Monday, April 18, 2016

Molitor Should Be Making It Work In Minnesota

Just a handful of games into the 2016 Major League Baseball season, and things were trending downwards big time for the Minnesota Twins. Starting 0-9, there was plenty of reason to panic, 162 games aside. While Twins players seemed to stay the course, Terry Ryan and the organization made somewhat of an odd decision a week ago.

With Miguel Sano starting in right field and still getting used to his role, Byron Buxton scuffling at the plate, and Eddie Rosario being lackluster across multiple facets of the game, a shakeup was needed. Instead of going internally though, using the organizational depth, Terry Ryan decided to sign veteran outfielder David Murphy.

In and of itself, the Murphy signing is far from terrible. If he makes the big league roster (which it sounds like he won't have a long stay at Triple-A), he'll make right around $1.5 million. A 10 year vet, Murphy owns a .274/.333/.432 career line. He's significantly more acceptable at the plate against righties, but as a left handed batter, that's not totally unexpected. In the outfield, the only position he's better than league average is left fielder, where he's worth 3 defensive runs saved in just over 4,700 innings.

That brings us to the Twins odd predicament, and it's only been further highlighted over the course of the past few games.

Looking at the youth the Twins employ, Miguel Sano is the least likely to ever go back to the farm. Despite his bat starting out ice cold, the Dominican has seen Minnesota committed to his development in right field. He's been decent despite some minor struggles, and his bat is going to come around. In center, Buxton has given the Twins some pause, and he could go back. Regardless what happens to Byron though, Murphy is not a center fielder, and his -8 career DRS would be ugly there. That brings us to left field.
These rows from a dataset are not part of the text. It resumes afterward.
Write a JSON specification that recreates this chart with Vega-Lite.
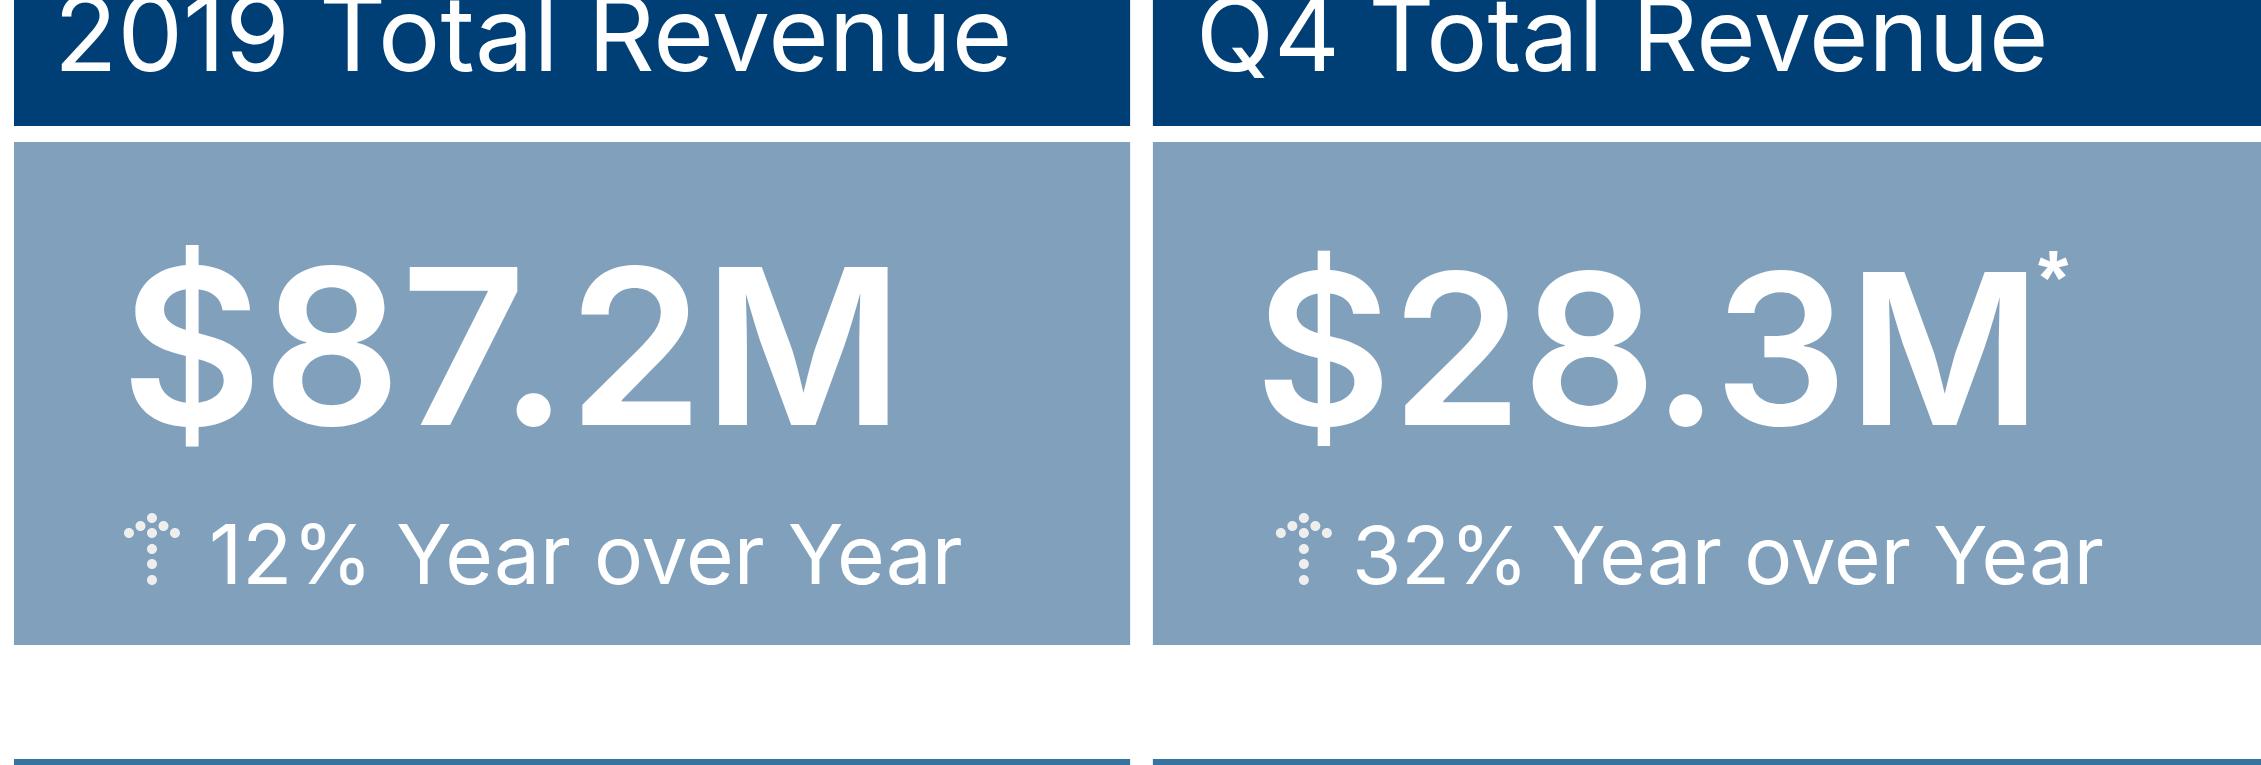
{
"$schema":"https://vega.github.io/schema/vega-lite/v6.json",
"width":2261,"height":765,"autosize":"none","padding":0,"background":"#ffffff",
"config":{"view":{"stroke":null},"axis":{"domain":false,"ticks":false,"labels":false,"title":null,"grid":false}},
"data":{"values":[
{"card":"2019","title":"2019 Total Revenue","value":"$87.2M","change":"12% Year over Year"},
{"card":"Q4","title":"Q4 Total Revenue","value":"$28.3M","change":"32% Year over Year","note":"*"}
]},
"encoding":{"x":{"field":"card","type":"nominal","axis":null,"scale":{"domain":["2019","Q4"],"range":[14,2269],"paddingInner":0.02,"paddingOuter":0}}},
"resolve":{"scale":{"y":"shared"}},
"layer":[
{"mark":{"type":"rect","color":"#003F75"},"encoding":{"y":{"datum":0,"type":"quantitative","axis":null,"scale":{"domain":[0,765],"range":[0,765],"nice":false,"zero":false}},"y2":{"datum":126}}},
{"mark":{"type":"rect","color":"#81A0BC"},"encoding":{"y":{"datum":142,"type":"quantitative","axis":null},"y2":{"datum":645}}},
{"mark":{"type":"rect","color":"#36739F"},"encoding":{"y":{"datum":759,"type":"quantitative","axis":null},"y2":{"datum":765}}},
{"mark":{"type":"text","align":"left","baseline":"alphabetic","font":"Inter","fontWeight":400,"fontSize":{"expr":"datum.card=='Q4'?102:104"},"color":"#ffffff","xOffset":{"expr":"datum.card=='Q4'?43:40"}},"encoding":{"x":{"field":"card","type":"nominal","bandPosition":0},"y":{"datum":71,"type":"quantitative","axis":null},"text":{"field":"title"}}},
{"mark":{"type":"text","align":"left","baseline":"alphabetic","font":"Inter","fontWeight":600,"fontSize":{"expr":"datum.card=='Q4'?210:217"},"color":"#ffffff","xOffset":{"expr":"datum.card=='Q4'?102:107"}},"encoding":{"x":{"field":"card","type":"nominal","bandPosition":0},"y":{"datum":425,"type":"quantitative","axis":null},"text":{"field":"value"}}},
{"mark":{"type":"text","align":"left","baseline":"alphabetic","font":"Inter","fontWeight":400,"fontSize":{"expr":"datum.card=='Q4'?80:82"},"color":"#ffffff","xOffset":{"expr":"datum.card=='Q4'?199:195"}},"encoding":{"x":{"field":"card","type":"nominal","bandPosition":0},"y":{"datum":584,"type":"quantitative","axis":null},"text":{"field":"change"}}},
{"transform":[{"filter":"datum.note"}],"mark":{"type":"text","align":"left","baseline":"alphabetic","font":"Liberation Sans","fontWeight":"bold","fontSize":78,"color":"#ffffff","xOffset":885},"encoding":{"x":{"field":"card","type":"nominal","bandPosition":0},"y":{"datum":305,"type":"quantitative","axis":null},"text":{"field":"note"}}},
{"mark":{"type":"point","filled":true,"opacity":1,"color":"#EEEEEE","size":40000,"shape":"M-0.05,-0.31a0.05,0.05 0 1,0 0.1,0a0.05,0.05 0 1,0 -0.1,0ZM-0.165,-0.23a0.05,0.05 0 1,0 0.1,0a0.05,0.05 0 1,0 -0.1,0ZM0.065,-0.23a0.05,0.05 0 1,0 0.1,0a0.05,0.05 0 1,0 -0.1,0ZM-0.28,-0.16a0.05,0.05 0 1,0 0.1,0a0.05,0.05 0 1,0 -0.1,0ZM-0.05,-0.16a0.05,0.05 0 1,0 0.1,0a0.05,0.05 0 1,0 -0.1,0ZM0.18,-0.16a0.05,0.05 0 1,0 0.1,0a0.05,0.05 0 1,0 -0.1,0ZM-0.05,0a0.05,0.05 0 1,0 0.1,0a0.05,0.05 0 1,0 -0.1,0ZM-0.05,0.15a0.05,0.05 0 1,0 0.1,0a0.05,0.05 0 1,0 -0.1,0ZM-0.05,0.31a0.05,0.05 0 1,0 0.1,0a0.05,0.05 0 1,0 -0.1,0Z","xOffset":{"expr":"datum.card=='Q4'?151:138"}},"encoding":{"x":{"field":"card","type":"nominal","bandPosition":0},"y":{"datum":549,"type":"quantitative","axis":null}}}
]
}
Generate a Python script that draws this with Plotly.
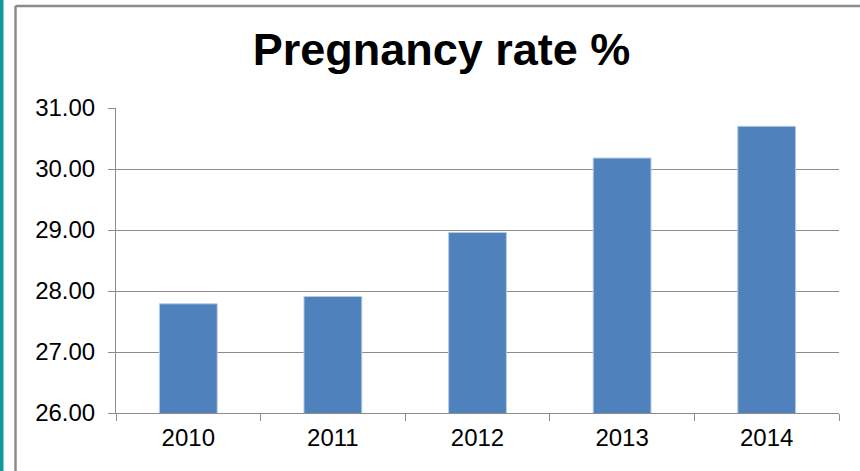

Considering the options for the Twins to send to the farm when Murphy comes up, Eddie Rosario should be considered the most deserving candidate. His approach at the plate has been largely worse than it was a season ago (which was already ugly). He's been worth -2 DRS in left field this season, and he's given the Twins more head scratching moments than he hasn't. That all being said, I don't see the Twins making that move at all.

The problem however isn't who is sent down, but in that Murphy is probably going to come up to the Twins to play. Oswaldo Arcia was brought north out of spring training because the Twins aren't dumb. Just 24 years old, the Venezuelan had a 100% chance of being claimed on waivers by another team had Minnesota DFA'd him. Having brought him north though, he started just one of the Twins first 8 games.

After being given some leash, Arcia started each of the games in which the Twins faced off against the Angels at Target Field. Minnesota swept the series, and Arcia provided two game winners across the three game span. His .385/.429/.615 slash line is no doubt a product of a small sample size, but his home run and three runs batted in are production areas he should be expected to contribute in.

Sure, this early into the season, the Twins have plenty of other narratives to focus on, and many of them have arguably more weight. That said, in a season in which the Twins seemed committed to having the youth be the backbone of their success or failure, relying on an aging vet seems counter productive. Whether it be Arcia or Max Kepler, there's internal options with far more upside that should have been considered more heavily.

Within the next handful of games, we'll find out how this narrative is going to play out. Twins beat writer LaVelle E. Neal noted that Murphy was told he won't be at Triple-A Rochester long. Given what seems like an assurance he'll bump someone off the big league roster, we'll have to take a wait and see approach. No matter what though. Murphy of the internal candidates is a decision that appears to go against what the Twins were pushing for in the season ahead.